* [Exercise requirements]
Produce a word-for-word copy of the listing below without its pictures.

* [Supplied data]
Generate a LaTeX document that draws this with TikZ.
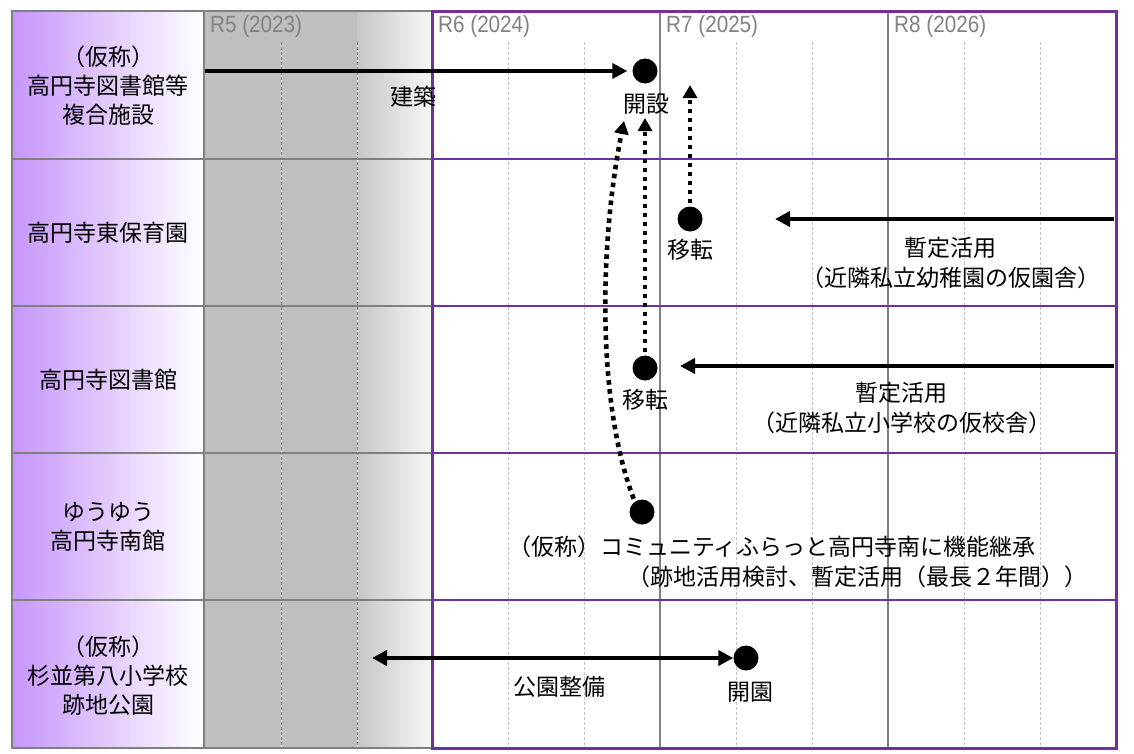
\documentclass[tikz,border=0pt]{standalone}
\usepackage{fontspec}
\setmainfont{Noto Sans CJK JP}
\newfontfamily\yearfont[FakeStretch=0.88]{Liberation Sans}
\usetikzlibrary{arrows.meta}
\definecolor{lav}{RGB}{198,150,250}
\definecolor{gridgray}{RGB}{128,128,128}
\definecolor{lightgraytwo}{RGB}{192,192,192}
\definecolor{shadegray}{RGB}{191,191,191}
\definecolor{shadegraytwo}{RGB}{198,198,198}
\definecolor{framepurple}{RGB}{112,48,160}
\definecolor{yeargray}{RGB}{130,130,130}
\begin{document}
\begin{tikzpicture}[x=1pt,y=-1pt,
  jp/.style={font=\fontsize{23}{29}\selectfont, inner sep=0pt, align=center},
  yearlabel/.style={font=\yearfont\fontsize{23.5}{23.5}\selectfont, text=yeargray, anchor=west, inner sep=0pt},
  dotnode/.style={circle, fill=black, minimum size=25pt, inner sep=0pt},
  solidarrow/.style={line width=4pt, -{Triangle[length=15pt,width=15pt]}},
  bothsolid/.style={line width=4pt, {Triangle[length=15pt,width=15pt]}-{Triangle[length=15pt,width=15pt]}},
  dotarrow/.style={line width=4.6pt, dash pattern=on 4.6pt off 4.4pt, -{Triangle[length=13pt,width=14pt]}},
  qdash/.style={draw=lightgraytwo, line width=1pt, dash pattern=on 3pt off 2pt},
  qdashgrey/.style={draw=gridgray, line width=1pt, dash pattern=on 3pt off 2pt},
  yearline/.style={draw=gridgray, line width=1.5pt},
  greyrule/.style={draw=gridgray, line width=2pt},
  purplerule/.style={draw=framepurple, line width=2pt},
]
\useasboundingbox (0,0) rectangle (1134,753);
\fill[white] (0,0) rectangle (1134,753);

% left label column
\shade[left color=lav, right color=white] (12,11) rectangle (204,748);
% grey past period
\fill[shadegray] (204,11) rectangle (357,748);
\shade[left color=shadegraytwo, right color=white!97!black] (357,11) rectangle (432,748);

% quarter dashed lines in grey region
\foreach \x in {281,357} {
  \draw[white, line width=1pt] (\x,42) -- (\x,748);
  \draw[qdashgrey] (\x,42) -- (\x,748);
}
% quarter dashed lines in white region
\foreach \x in {508,584,736,812,964,1040} {
  \draw[qdash] (\x,42) -- (\x,748);
}
% year lines
\foreach \x in {660,888} {
  \draw[yearline] (\x,11) -- (\x,748);
}
% row rules
\foreach \y in {159,306,453,600} {
  \draw[greyrule] (12,\y) -- (432,\y);
  \draw[purplerule] (432,\y) -- (1116,\y);
}
\draw[greyrule] (12,11) rectangle (432,748);
\draw[greyrule] (204,11) -- (204,748);
\draw[draw=framepurple, line width=3pt] (432,11) rectangle (1116,748);

% year labels
\node[yearlabel] (y5) at (210,26) {R5 (2023)};
\node[yearlabel] (y6) at (438,26) {R6 (2024)};
\node[yearlabel] (y7) at (666,26) {R7 (2025)};
\node[yearlabel] (y8) at (894,26) {R8 (2026)};

% row labels
\node[jp] (r1) at (108,86) {（仮称）\\高円寺図書館等\\複合施設};
\node[jp] (r2) at (108,233) {高円寺東保育園};
\node[jp] (r3) at (108,380) {高円寺図書館};
\node[jp] (r4) at (108,527) {ゆうゆう\\高円寺南館};
\node[jp] (r5) at (108,676) {（仮称）\\杉並第八小学校\\跡地公園};

% milestone dots
\node[dotnode] (c1) at (645,71) {};
\node[dotnode] (c2) at (690,219) {};
\node[dotnode] (c3) at (645,368) {};
\node[dotnode] (c4) at (642,512) {};
\node[dotnode] (c5) at (746,658) {};

% texts
\node[jp] (t1) at (413,97) {建築};
\node[jp] (l1) at (646,104) {開設};
\node[jp] (l2) at (690,250) {移転};
\node[jp] (l3) at (645,400) {移転};
\node[jp] (n2a) at (950,248) {暫定活用};
\node[jp] (n2b) at (951,278) {（近隣私立幼稚園の仮園舎）};
\node[jp] (n3a) at (901,393) {暫定活用};
\node[jp] (n3b) at (902,423) {（近隣私立小学校の仮校舎）};
\node[jp] (n4a) at (772,547) {（仮称）コミュニティふらっと高円寺南に機能継承};
\node[jp] (n4b) at (857,577) {（跡地活用検討、暫定活用（最長２年間））};
\node[jp] (n5a) at (559,687) {公園整備};
\node[jp] (n5b) at (750,692) {開園};

% connector end points
\coordinate (s1) at (205,71);
\coordinate (s2) at (1114,219);
\coordinate (e2) at (775,219);
\coordinate (s3) at (1114,366);
\coordinate (e3) at (680,366);
\coordinate (s5) at (372,658);
\coordinate (t2) at (690,85);
\coordinate (t3) at (645,118);
\coordinate (t4) at (624,121);

% solid arrows
\draw[solidarrow, shorten >=5pt] (s1) -- (c1);
\draw[solidarrow] (s2) -- (e2);
\draw[solidarrow] (s3) -- (e3);
\draw[bothsolid] (s5) -- (c5);

% dotted arrows
\draw[dotarrow, shorten <=3pt] (c2.north) -- (t2);
\draw[dotarrow, shorten <=3pt] (c3.north) -- (t3);
\draw[dotarrow, shorten <=3pt] (c4.125) .. controls (596,400) and (600,240) .. (t4);
\end{tikzpicture}
\end{document}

* [Exercise answer]
Generate a LaTeX document that draws this with TikZ.
\documentclass[tikz,border=0pt]{standalone}
\usepackage{fontspec}
\setmainfont{Noto Sans CJK JP}
\newfontfamily\yearfont[FakeStretch=0.88]{Liberation Sans}
\usetikzlibrary{arrows.meta}
\definecolor{lav}{RGB}{198,150,250}
\definecolor{gridgray}{RGB}{128,128,128}
\definecolor{lightgraytwo}{RGB}{192,192,192}
\definecolor{shadegray}{RGB}{191,191,191}
\definecolor{shadegraytwo}{RGB}{198,198,198}
\definecolor{framepurple}{RGB}{112,48,160}
\definecolor{yeargray}{RGB}{130,130,130}
\begin{document}
\begin{tikzpicture}[x=1pt,y=-1pt,
  jp/.style={font=\fontsize{23}{29}\selectfont, inner sep=0pt, align=center},
  yearlabel/.style={font=\yearfont\fontsize{23.5}{23.5}\selectfont, text=yeargray, anchor=west, inner sep=0pt},
  dotnode/.style={circle, fill=black, minimum size=25pt, inner sep=0pt},
  solidarrow/.style={line width=4pt, -{Triangle[length=15pt,width=15pt]}},
  bothsolid/.style={line width=4pt, {Triangle[length=15pt,width=15pt]}-{Triangle[length=15pt,width=15pt]}},
  dotarrow/.style={line width=4.6pt, dash pattern=on 4.6pt off 4.4pt, -{Triangle[length=13pt,width=14pt]}},
  qdash/.style={draw=lightgraytwo, line width=1pt, dash pattern=on 3pt off 2pt},
  qdashgrey/.style={draw=gridgray, line width=1pt, dash pattern=on 3pt off 2pt},
  yearline/.style={draw=gridgray, line width=1.5pt},
  greyrule/.style={draw=gridgray, line width=2pt},
  purplerule/.style={draw=framepurple, line width=2pt},
]
\useasboundingbox (0,0) rectangle (1134,753);
\fill[white] (0,0) rectangle (1134,753);

% left label column
\shade[left color=lav, right color=white] (12,11) rectangle (204,748);
% grey past period
\fill[shadegray] (204,11) rectangle (357,748);
\shade[left color=shadegraytwo, right color=white!97!black] (357,11) rectangle (432,748);

% quarter dashed lines in grey region
\foreach \x in {281,357} {
  \draw[white, line width=1pt] (\x,42) -- (\x,748);
  \draw[qdashgrey] (\x,42) -- (\x,748);
}
% quarter dashed lines in white region
\foreach \x in {508,584,736,812,964,1040} {
  \draw[qdash] (\x,42) -- (\x,748);
}
% year lines
\foreach \x in {660,888} {
  \draw[yearline] (\x,11) -- (\x,748);
}
% row rules
\foreach \y in {159,306,453,600} {
  \draw[greyrule] (12,\y) -- (432,\y);
  \draw[purplerule] (432,\y) -- (1116,\y);
}
\draw[greyrule] (12,11) rectangle (432,748);
\draw[greyrule] (204,11) -- (204,748);
\draw[draw=framepurple, line width=3pt] (432,11) rectangle (1116,748);

% year labels
\node[yearlabel] (y5) at (210,26) {R5 (2023)};
\node[yearlabel] (y6) at (438,26) {R6 (2024)};
\node[yearlabel] (y7) at (666,26) {R7 (2025)};
\node[yearlabel] (y8) at (894,26) {R8 (2026)};

% row labels
\node[jp] (r1) at (108,86) {（仮称）\\高円寺図書館等\\複合施設};
\node[jp] (r2) at (108,233) {高円寺東保育園};
\node[jp] (r3) at (108,380) {高円寺図書館};
\node[jp] (r4) at (108,527) {ゆうゆう\\高円寺南館};
\node[jp] (r5) at (108,676) {（仮称）\\杉並第八小学校\\跡地公園};

% milestone dots
\node[dotnode] (c1) at (645,71) {};
\node[dotnode] (c2) at (690,219) {};
\node[dotnode] (c3) at (645,368) {};
\node[dotnode] (c4) at (642,512) {};
\node[dotnode] (c5) at (746,658) {};

% texts
\node[jp] (t1) at (413,97) {建築};
\node[jp] (l1) at (646,104) {開設};
\node[jp] (l2) at (690,250) {移転};
\node[jp] (l3) at (645,400) {移転};
\node[jp] (n2a) at (950,248) {暫定活用};
\node[jp] (n2b) at (951,278) {（近隣私立幼稚園の仮園舎）};
\node[jp] (n3a) at (901,393) {暫定活用};
\node[jp] (n3b) at (902,423) {（近隣私立小学校の仮校舎）};
\node[jp] (n4a) at (772,547) {（仮称）コミュニティふらっと高円寺南に機能継承};
\node[jp] (n4b) at (857,577) {（跡地活用検討、暫定活用（最長２年間））};
\node[jp] (n5a) at (559,687) {公園整備};
\node[jp] (n5b) at (750,692) {開園};

% connector end points
\coordinate (s1) at (205,71);
\coordinate (s2) at (1114,219);
\coordinate (e2) at (775,219);
\coordinate (s3) at (1114,366);
\coordinate (e3) at (680,366);
\coordinate (s5) at (372,658);
\coordinate (t2) at (690,85);
\coordinate (t3) at (645,118);
\coordinate (t4) at (624,121);

% solid arrows
\draw[solidarrow, shorten >=5pt] (s1) -- (c1);
\draw[solidarrow] (s2) -- (e2);
\draw[solidarrow] (s3) -- (e3);
\draw[bothsolid] (s5) -- (c5);

% dotted arrows
\draw[dotarrow, shorten <=3pt] (c2.north) -- (t2);
\draw[dotarrow, shorten <=3pt] (c3.north) -- (t3);
\draw[dotarrow, shorten <=3pt] (c4.125) .. controls (596,400) and (600,240) .. (t4);
\end{tikzpicture}
\end{document}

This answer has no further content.